Macro Economic Sensitivity
Highly sensitive to agricultural inflation and rural income levels, which dictate both labor costs and local demand for sugar.
Consumer Behavior
Increasing consumer awareness regarding sugar consumption is a long-term risk, partially offset by rising industrial demand for ethanol.
Geopolitical Risks
Impacted by global sugar surplus/deficit cycles which influence domestic export quotas and international pricing.
Regulatory & Governance
Industry Regulations
Operations are highly regulated under the Essential Commodities Act. The government controls sugar release quotas, export permissions, and fixes the prices for both raw materials (Cane SAP/FRP) and key outputs (Ethanol).
Environmental Compliance
The company must adhere to strict zero-liquid discharge norms for its distilleries and pollution control standards for its cogeneration plants.
Taxation Policy Impact
Subject to standard corporate tax rates in India; specific fiscal incentives for ethanol production may apply.
Legal Contingencies
The company maintains adequate records for safeguarding assets and detecting frauds as per the Companies Act 2013. Specific values for pending litigation are not detailed in the provided financial summaries.
Risk Analysis
Key Uncertainties
Regulatory risk regarding ethanol feedstock and pricing is the highest uncertainty, with potential impact on 20-25% of projected cash flows.

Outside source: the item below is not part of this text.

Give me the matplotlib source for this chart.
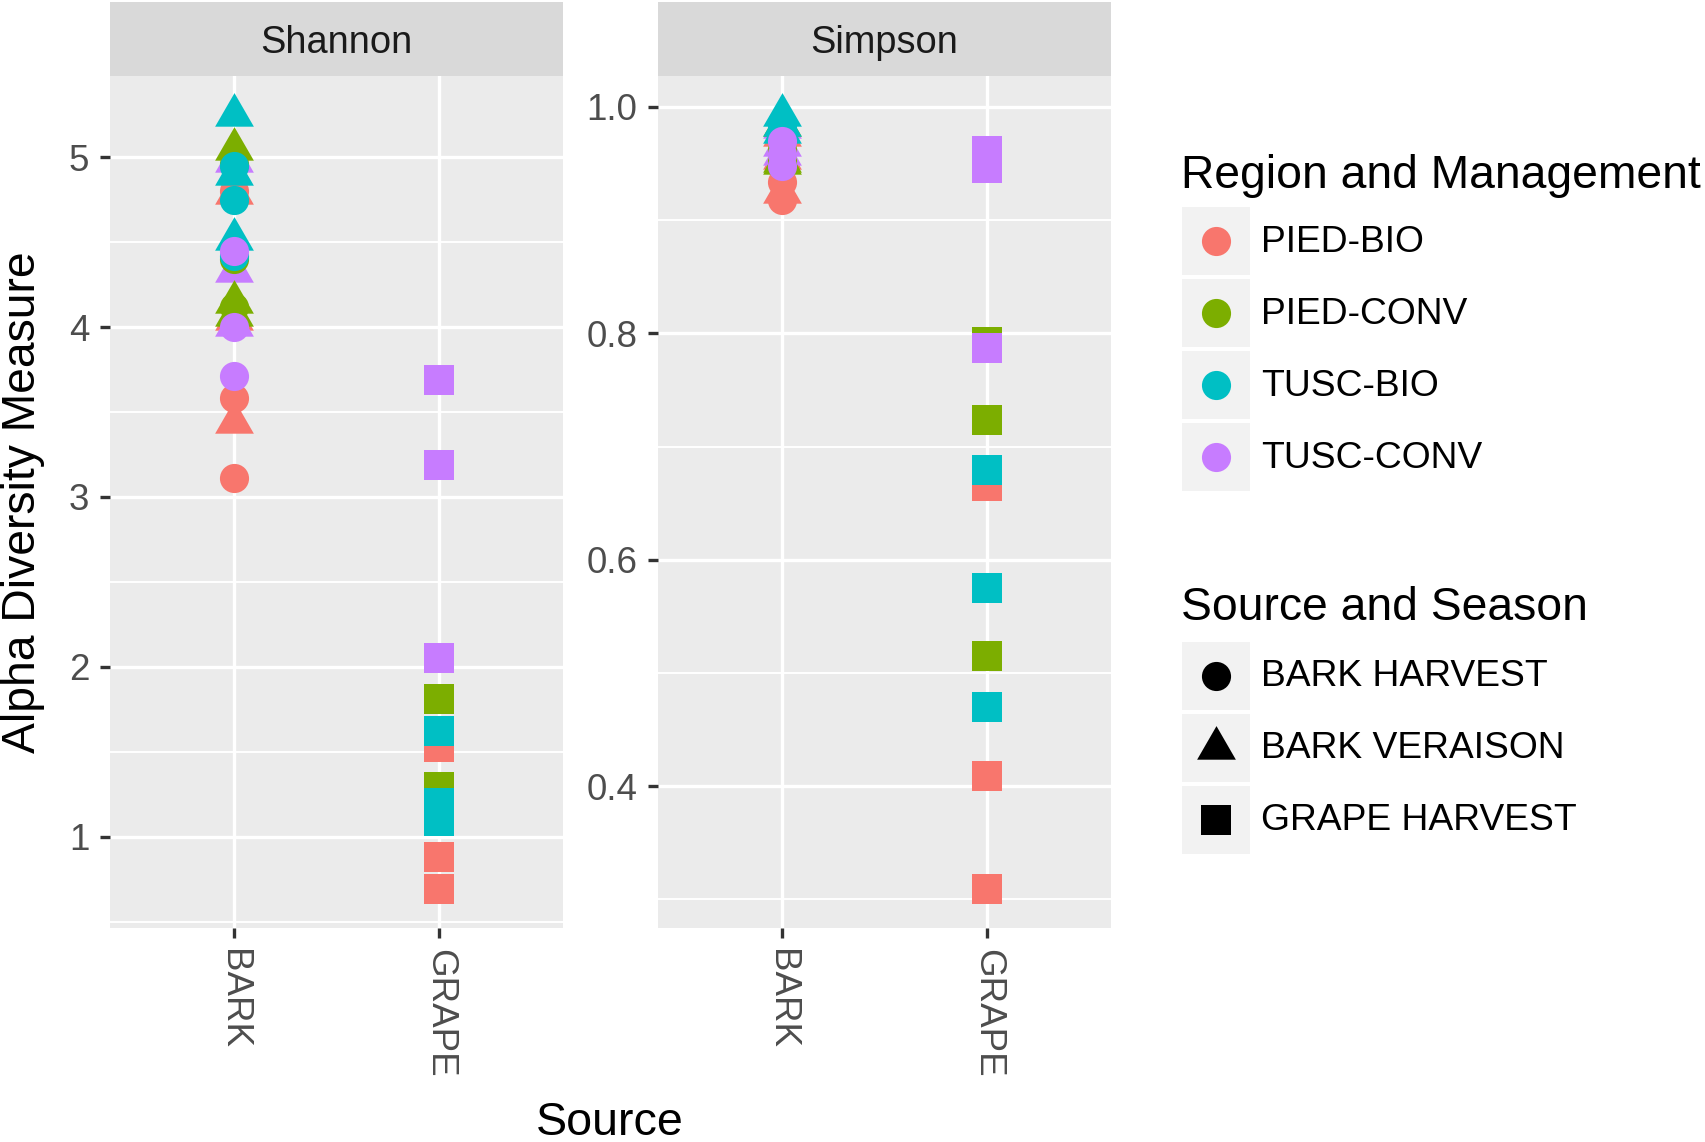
import numpy as np
import matplotlib
matplotlib.use("Agg")
import matplotlib.pyplot as plt
from matplotlib.path import Path
from matplotlib.patches import Rectangle

plt.rcParams['font.family'] = ['Liberation Sans', 'DejaVu Sans']

# ---- data (one entry per sample, in drawing order) ----
seasons = ["BARK HARVEST", "BARK VERAISON", "GRAPE HARVEST"]
regions = ["PIED-BIO", "PIED-CONV", "TUSC-BIO", "TUSC-CONV"]
colors = ["#F8766D", "#7CAE00", "#00BFC4", "#C77CFF"]

sample_season = (["BARK VERAISON"] * 3 + ["BARK HARVEST"] * 3 +
                 ["BARK VERAISON"] * 3 + ["BARK HARVEST"] * 3 +
                 ["BARK VERAISON"] * 3 + ["BARK HARVEST"] * 3 +
                 ["BARK VERAISON"] * 3 + ["BARK HARVEST"] * 3 +
                 ["GRAPE HARVEST"] * 12)
sample_region = (["PIED-BIO"] * 6 + ["TUSC-CONV"] * 3 + ["PIED-CONV"] * 3 +
                 ["PIED-CONV"] * 3 + ["TUSC-BIO"] * 3 +
                 ["TUSC-BIO"] * 3 + ["TUSC-CONV"] * 3 +
                 ["PIED-BIO"] * 3 + ["PIED-CONV"] * 3 +
                 ["TUSC-CONV"] * 3 + ["TUSC-BIO"] * 3)
shannon = [4.79, 4.05, 3.44, 4.80, 3.58, 3.11,
           4.98, 4.33, 4.01, 4.12, 4.40, 4.96,
           5.05, 4.15, 4.07, 4.95, 4.75, 4.42,
           5.25, 4.90, 4.52, 4.45, 4.00, 3.71,
           1.53, 0.88, 0.69, 1.81, 1.29, 1.15,
           3.69, 3.19, 2.05, 1.62, 1.20, 1.09]
simpson = [0.975, 0.955, 0.925, 0.972, 0.934, 0.918,
           0.982, 0.966, 0.958, 0.952, 0.962, 0.979,
           0.984, 0.952, 0.950, 0.986, 0.983, 0.976,
           0.993, 0.984, 0.978, 0.970, 0.958, 0.948,
           0.665, 0.409, 0.309, 0.792, 0.723, 0.515,
           0.961, 0.946, 0.787, 0.679, 0.575, 0.470]
sources = ["BARK", "GRAPE"]

# ---- marker shapes ----
tri = Path([(0, 1), (-0.866, -0.5), (0.866, -0.5), (0, 1)],
           [Path.MOVETO, Path.LINETO, Path.LINETO, Path.CLOSEPOLY])
shape = {"BARK HARVEST": ("o", 440), "BARK VERAISON": (tri, 1040),
         "GRAPE HARVEST": ("s", 441)}

W, H = 1706, 1142
fig = plt.figure(figsize=(W / 100, H / 100), dpi=100)


def box(x0, y0, x1, y1):
    return [x0 / W, 1 - y1 / H, (x1 - x0) / W, (y1 - y0) / H]


panels = [("Shannon", shannon, 110, 563, [1, 2, 3, 4, 5], [0.5, 1.5, 2.5, 3.5, 4.5, 5.5], ["1", "2", "3", "4", "5"]),
          ("Simpson", simpson, 658, 1111, [0.4, 0.6, 0.8, 1.0], [0.3, 0.5, 0.7, 0.9], ["0.4", "0.6", "0.8", "1.0"])]

for title, vals, x0, x1, major, minor, labels in panels:
    ax = fig.add_axes(box(x0, 76, x1, 928))
    ax.set_facecolor("#EBEBEB")
    for sp in ax.spines.values():
        sp.set_visible(False)
    lo, hi = min(vals), max(vals)
    pad = (hi - lo) * 0.05
    ax.set_ylim(lo - pad, hi + pad)
    ax.set_xlim(0.4, 2.6)
    for m in minor:
        ax.axhline(m, color="white", lw=1.4, zorder=0)
    for m in major:
        ax.axhline(m, color="white", lw=2.4, zorder=0)
    for k in range(len(sources)):
        ax.axvline(k + 1, color="white", lw=2.4, zorder=0)
    ax.set_yticks(major)
    ax.set_yticklabels(labels)
    ax.set_xticks([1, 2])
    ax.set_xticklabels(sources, rotation=-90, va="top", ha="center")
    ax.tick_params(length=7.5, width=2.4, color="#333333", labelcolor="#4D4D4D",
                   labelsize=26.5, pad=7.5)
    for i in range(len(vals)):
        mk, s = shape[sample_season[i]]
        c = colors[regions.index(sample_region[i])]
        xpos = 1 if sample_season[i].startswith("BARK") else 2
        ax.scatter([xpos], [vals[i]], marker=mk, s=s, color=c, linewidths=0, zorder=3)
    st = fig.add_axes(box(x0, 2, x1, 76))
    st.set_facecolor("#D9D9D9")
    st.set_xticks([])
    st.set_yticks([])
    for sp in st.spines.values():
        sp.set_visible(False)
    st.text(0.5, 0.44, title, ha="center", va="center", fontsize=27.4, color="#1A1A1A",
            transform=st.transAxes)

fig.text(23 / W, 1 - 502 / H, "Alpha Diversity Measure", rotation=90, ha="center",
         va="center", fontsize=33.3)
fig.text(610 / W, 1 - 1135 / H, "Source", ha="center", va="baseline", fontsize=33.6)

# ---- legends ----
lax = fig.add_axes([0, 0, 1, 1])
lax.set_xlim(0, W)
lax.set_ylim(H, 0)
lax.axis("off")
lax.patch.set_alpha(0)

kx0, kw, step = 1182, 68, 72
lax.text(1181, 188, "Region and Management", fontsize=33.3, va="baseline", ha="left")
for i, r in enumerate(regions):
    y = 207 + i * step
    lax.add_patch(Rectangle((kx0, y), kw, kw, facecolor="#F2F2F2", edgecolor="none"))
    lax.scatter([kx0 + kw / 2], [y + kw / 2], marker="o", s=440, color=colors[i], linewidths=0)
    lax.text(1261, y + kw / 2 + 1, r, fontsize=26.8, va="center", ha="left")

lax.text(1181, 620, "Source and Season", fontsize=33.3, va="baseline", ha="left")
for i, s_name in enumerate(seasons):
    y = 642 + i * step
    mk, s = shape[s_name]
    lax.add_patch(Rectangle((kx0, y), kw, kw, facecolor="#F2F2F2", edgecolor="none"))
    lax.scatter([kx0 + kw / 2], [y + kw / 2], marker=mk, s=s, color="black", linewidths=0)
    lax.text(1261, y + kw / 2 + 1, s_name, fontsize=26.8, va="center", ha="left")

fig.savefig("out.png", dpi=100)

Weather-related recovery fluctuations remain a constant risk.
Geographic Concentration Risk
100% of manufacturing operations are concentrated in the Uttar Pradesh and Uttarakhand sugar belts, making the company vulnerable to regional climate events or state-specific policy changes.
Third Party Dependencies
High dependency on the farming community for sugarcane supply and government OMCs for ethanol off-take.
Technology Obsolescence Risk
Low risk in core sugar processing, but the company must invest in modern distillery technology to maintain multi-feed flexibility (grain and molasses).
Credit & Counterparty Risk
Receivables are generally high quality, particularly from OMCs, though state electricity boards (for power export) can sometimes have delayed payment cycles.